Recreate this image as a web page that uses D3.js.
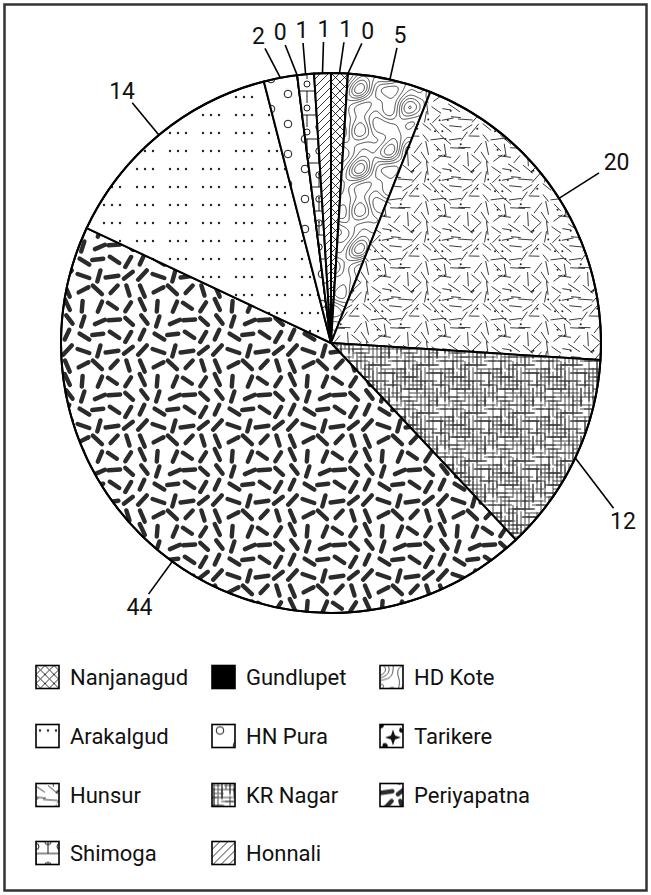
<!DOCTYPE html>
<html>
<head>
<meta charset="utf-8">
<script src="https://cdn.jsdelivr.net/npm/d3@7"></script>
<style>
  body { margin: 0; background: #fff; }
  svg { display: block; }
</style>
</head>
<body>
<script>
let w = 651;
let h = 895;

// slices, clockwise from 12 o'clock
let districts = ["Nanjanagud", "Gundlupet", "HD Kote", "Hunsur", "KR Nagar",
  "Periyapatna", "Arakalgud", "HN Pura", "Tarikere", "Shimoga", "Honnali"];
let shares = [1, 0, 5, 20, 12, 44, 14, 2, 0, 1, 1];

// legend, row by row
let legendNames = ["Nanjanagud", "Gundlupet", "HD Kote", "Arakalgud", "HN Pura",
  "Tarikere", "Hunsur", "KR Nagar", "Periyapatna", "Shimoga", "Honnali"];

let patternOf = {
  "Nanjanagud": "p-cross", "Gundlupet": "p-solid", "HD Kote": "p-contour",
  "Arakalgud": "p-dots", "HN Pura": "p-rings", "Tarikere": "p-blots",
  "Hunsur": "p-confetti", "KR Nagar": "p-grid", "Periyapatna": "p-dashes",
  "Shimoga": "p-boxes", "Honnali": "p-hatch"
};

let cx = 331, cy = 343, r = 270;
let font = "Roboto, 'Liberation Sans', sans-serif";

let svg = d3.select("body").append("svg")
  .attr("width", w)
  .attr("height", h);

// fixed pseudo-random sequence, used for the textures only
let seed = 1;
function rnd() {
  seed = (seed * 16807) % 2147483647;
  return (seed - 1) / 2147483646;
}

let defs = svg.append("defs");

function pat(id, pw, ph) {
  let p = defs.append("pattern")
    .attr("id", id)
    .attr("patternUnits", "userSpaceOnUse")
    .attr("width", pw)
    .attr("height", ph);
  p.append("rect").attr("width", pw).attr("height", ph).attr("fill", "#fff");
  return p;
}

// draw tile content 9 times so pieces cut by the tile edge wrap round
function tile(p, pw, ph, draw) {
  [-1, 0, 1].forEach(i => [-1, 0, 1].forEach(j => {
    draw(p.append("g").attr("transform", "translate(" + (i * pw) + "," + (j * ph) + ")"));
  }));
}

// crosshatch
pat("p-cross", 9, 9).append("path")
  .attr("d", "M-1,-1L10,10M10,-1L-1,10")
  .attr("stroke", "#000").attr("stroke-width", 0.8);

// single hatch
pat("p-hatch", 8, 8).append("path")
  .attr("d", "M-1,9L9,-1M-5,5L5,-5M3,13L13,3")
  .attr("stroke", "#000").attr("stroke-width", 0.8);

// solid
pat("p-solid", 4, 4).append("rect").attr("width", 4).attr("height", 4).attr("fill", "#000");

// dots in threes
let dots = pat("p-dots", 33, 18);
[4, 12, 20].forEach(x => {
  dots.append("circle").attr("cx", x).attr("cy", 6).attr("r", 1.2).attr("fill", "#222");
});

// small rings
let rings = pat("p-rings", 34, 30);
tile(rings, 34, 30, g => {
  [[8, 6], [25, 21]].forEach(c => {
    g.append("circle").attr("cx", c[0]).attr("cy", c[1]).attr("r", 3.8)
      .attr("fill", "none").attr("stroke", "#000").attr("stroke-width", 0.9);
  });
});

// boxes with circles
let boxes = pat("p-boxes", 24, 24);
tile(boxes, 24, 24, g => {
  g.append("path").attr("d", "M0,12H24M12,0V12M0,12V24")
    .attr("stroke", "#000").attr("stroke-width", 0.9).attr("fill", "none");
  g.append("circle").attr("cx", 12).attr("cy", 24).attr("r", 3.2)
    .attr("fill", "none").attr("stroke", "#000").attr("stroke-width", 0.9);
  g.append("circle").attr("cx", 12).attr("cy", 23).attr("r", 0.9).attr("fill", "#000");
  g.append("circle").attr("cx", 24).attr("cy", 5).attr("r", 3)
    .attr("fill", "none").attr("stroke", "#000").attr("stroke-width", 0.9);
});

// blots
let blots = pat("p-blots", 26, 26);
tile(blots, 26, 26, g => {
  g.append("path").attr("d", "M13,5L15,11L21,13L15,15L13,21L11,15L5,13L11,11Z").attr("fill", "#111");
  g.append("circle").attr("cx", 0).attr("cy", 0).attr("r", 4).attr("fill", "#111");
  g.append("path").attr("d", "M3,19Q7,17 8,22Q5,26 2,23Z").attr("fill", "#111");
  g.append("path").attr("d", "M20,3Q24,4 23,8Q20,9 19,6Z").attr("fill", "#111");
});

// contour lines: iso-lines of a periodic field
let cT = 80, cPad = 6, cN = cT + 2 * cPad;
let field = [];
for (let j = 0; j < cN; j++) {
  for (let i = 0; i < cN; i++) {
    let x = (i - cPad) * 2 * Math.PI / cT, y = (j - cPad) * 2 * Math.PI / cT;
    field.push(1.3 * Math.sin(x + y + 0.7) + 0.8 * Math.sin(2 * x - y + 1.9) +
      0.6 * Math.cos(x + 2 * y + 0.4) + 0.45 * Math.sin(3 * x + y + 2.6) +
      0.4 * Math.cos(x - 3 * y + 1.1) + 0.3 * Math.sin(2 * x + 3 * y + 0.2));
  }
}
let iso = d3.contours().size([cN, cN]).thresholds(d3.range(-3.4, 3.5, 0.8))(field);
let contour = pat("p-contour", cT, cT);
contour.append("g")
  .attr("transform", "translate(" + (-cPad) + "," + (-cPad) + ")")
  .selectAll("path")
  .data(iso)
  .enter()
  .append("path")
  .attr("d", d3.geoPath())
  .attr("fill", "none")
  .attr("stroke", "#111")
  .attr("stroke-width", 0.8);

// confetti strokes with dots
seed = 11;
let confettiBits = [];
for (let i = 0; i < 6; i++) {
  for (let j = 0; j < 6; j++) {
    confettiBits.push({
      x: i * 10 + 5 + (rnd() - 0.5) * 4,
      y: j * 10 + 5 + (rnd() - 0.5) * 4,
      a: Math.floor(rnd() * 4) * 45 + (rnd() - 0.5) * 24,
      len: 9 + rnd() * 6,
      dot: rnd() < 0.35,
      dx: (rnd() - 0.5) * 8,
      dy: (rnd() - 0.5) * 8
    });
  }
}
let confetti = pat("p-confetti", 60, 60);
tile(confetti, 60, 60, g => {
  confettiBits.forEach(b => {
    let ux = Math.cos(b.a * Math.PI / 180) * b.len / 2;
    let uy = Math.sin(b.a * Math.PI / 180) * b.len / 2;
    g.append("line")
      .attr("x1", b.x - ux).attr("y1", b.y - uy)
      .attr("x2", b.x + ux).attr("y2", b.y + uy)
      .attr("stroke", "#222").attr("stroke-width", 0.9);
    if (b.dot) {
      g.append("circle").attr("cx", b.x + b.dx).attr("cy", b.y + b.dy)
        .attr("r", 1).attr("fill", "#222");
    }
  });
});

// irregular grid
seed = 23;
let gridBits = [];
for (let k = 0; k < 12; k++) {
  for (let n = 0; n < 3; n++) {
    gridBits.push({ dir: "h", p: k * 4 + 2, s: rnd() * 48, len: 8 + rnd() * 20 });
    gridBits.push({ dir: "v", p: k * 4 + 2, s: rnd() * 48, len: 8 + rnd() * 20 });
  }
}
let grid = pat("p-grid", 48, 48);
tile(grid, 48, 48, g => {
  gridBits.forEach(b => {
    let d = b.dir === "h" ? "M" + b.s + "," + b.p + "h" + b.len : "M" + b.p + "," + b.s + "v" + b.len;
    g.append("path").attr("d", d).attr("stroke", "#333").attr("stroke-width", 0.9);
  });
});

// thick dashes
seed = 37;
let dashBits = [];
for (let i = 0; i < 5; i++) {
  for (let j = 0; j < 5; j++) {
    dashBits.push({
      x: i * 15 + 7.5 + (rnd() - 0.5) * 3,
      y: j * 15 + 7.5 + (rnd() - 0.5) * 3,
      a: rnd() * 180,
      len: 10 + rnd() * 3
    });
  }
}
let dashes = pat("p-dashes", 75, 75);
tile(dashes, 75, 75, g => {
  dashBits.forEach(b => {
    let ux = Math.cos(b.a * Math.PI / 180) * b.len / 2;
    let uy = Math.sin(b.a * Math.PI / 180) * b.len / 2;
    g.append("line")
      .attr("x1", b.x - ux).attr("y1", b.y - uy)
      .attr("x2", b.x + ux).attr("y2", b.y + uy)
      .attr("stroke", "#2b2b2b").attr("stroke-width", 4.4).attr("stroke-linecap", "round");
  });
});

// frame
svg.append("rect")
  .attr("x", 4.5).attr("y", 4.5)
  .attr("width", w - 9).attr("height", h - 9)
  .attr("fill", "none").attr("stroke", "#333").attr("stroke-width", 2.5);

// pie
let data = districts.map((d, i) => ({ name: d, value: shares[i] }));
let pie = d3.pie().sort(null).value(d => d.value);
let arcs = pie(data);
let arc = d3.arc().innerRadius(0).outerRadius(r);

let g = svg.append("g").attr("transform", "translate(" + cx + "," + cy + ")");

g.selectAll("path.slice")
  .data(arcs)
  .enter()
  .append("path")
  .attr("class", "slice")
  .attr("d", arc)
  .attr("fill", d => "url(#" + patternOf[d.data.name] + ")")
  .attr("stroke", "#000")
  .attr("stroke-width", 2)
  .attr("stroke-linejoin", "round");

g.append("circle").attr("r", r).attr("fill", "none").attr("stroke", "#000").attr("stroke-width", 2);

// data labels outside the pie; crowded ones fanned out, kept inside the frame
let fs = 23;
let labels = arcs.map(d => {
  let mid = (d.startAngle + d.endAngle) / 2;
  return { d: d, mid: mid, a: mid > Math.PI ? mid - 2 * Math.PI : mid };
});
labels.sort((p, q) => p.a - q.a);
let gap = 4 * Math.PI / 180;
for (let it = 0; it < 200; it++) {
  for (let i = 1; i < labels.length; i++) {
    let diff = labels[i].a - labels[i - 1].a;
    if (diff < gap) {
      let push = (gap - diff) / 2;
      labels[i].a += push;
      labels[i - 1].a -= push;
    }
  }
}

let maxX = w - 28 - cx;
labels.forEach(l => {
  let ux = Math.sin(l.a), uy = -Math.cos(l.a);
  let rl = r + 44 + 34 * ux * ux;
  let lx = rl * ux, ly = rl * uy;
  if (lx > maxX) {
    lx = maxX;
    ly = Math.sign(ly) * Math.sqrt(rl * rl - lx * lx);
  }
  let txt = String(l.d.value);
  let hw = txt.length * 6.5 + 2, hh = 10;
  let x0 = r * Math.sin(l.mid), y0 = -r * Math.cos(l.mid);
  let vx = lx - x0, vy = ly - y0, vl = Math.hypot(vx, vy);
  vx /= vl; vy /= vl;
  let t = Math.min(hw / Math.max(Math.abs(vx), 1e-6), hh / Math.max(Math.abs(vy), 1e-6)) + 3;
  g.append("line")
    .attr("x1", x0).attr("y1", y0)
    .attr("x2", lx - t * vx).attr("y2", ly - t * vy)
    .attr("stroke", "#000").attr("stroke-width", 1.6);
  g.append("text")
    .attr("x", lx).attr("y", ly + 0.355 * fs)
    .attr("text-anchor", "middle")
    .attr("font-family", font)
    .attr("font-size", fs + "px")
    .attr("fill", "#111")
    .text(txt);
});

// legend
let colX = [36, 212, 380];
let rowY = [677, 736, 795, 853];
let box = 23;

let legend = svg.selectAll("g.legend")
  .data(legendNames)
  .enter()
  .append("g")
  .attr("class", "legend")
  .attr("transform", (_, i) => "translate(" + colX[i % 3] + "," + (rowY[Math.floor(i / 3)] - box / 2) + ")");

legend.append("rect")
  .attr("x", 0).attr("y", 0)
  .attr("width", box).attr("height", box)
  .attr("fill", d => "url(#" + patternOf[d] + ")")
  .attr("stroke", "#000")
  .attr("stroke-width", 1.6);

legend.append("text")
  .attr("x", box + 11)
  .attr("y", box / 2)
  .attr("dy", "0.36em")
  .attr("font-family", font)
  .attr("font-size", "22px")
  .attr("fill", "#111")
  .text(d => d);
</script>
</body>
</html>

.....

## GIVEN INSTRUCTION
Write down every line from the opening of the listing to the line with "14, 2, 0, 1, 1];", both included, and nothing else; the pictures are omitted.

## REPLY
Recreate this image as a web page that uses D3.js.
<!DOCTYPE html>
<html>
<head>
<meta charset="utf-8">
<script src="https://cdn.jsdelivr.net/npm/d3@7"></script>
<style>
  body { margin: 0; background: #fff; }
  svg { display: block; }
</style>
</head>
<body>
<script>
let w = 651;
let h = 895;

// slices, clockwise from 12 o'clock
let districts = ["Nanjanagud", "Gundlupet", "HD Kote", "Hunsur", "KR Nagar",
  "Periyapatna", "Arakalgud", "HN Pura", "Tarikere", "Shimoga", "Honnali"];
let shares = [1, 0, 5, 20, 12, 44, 14, 2, 0, 1, 1];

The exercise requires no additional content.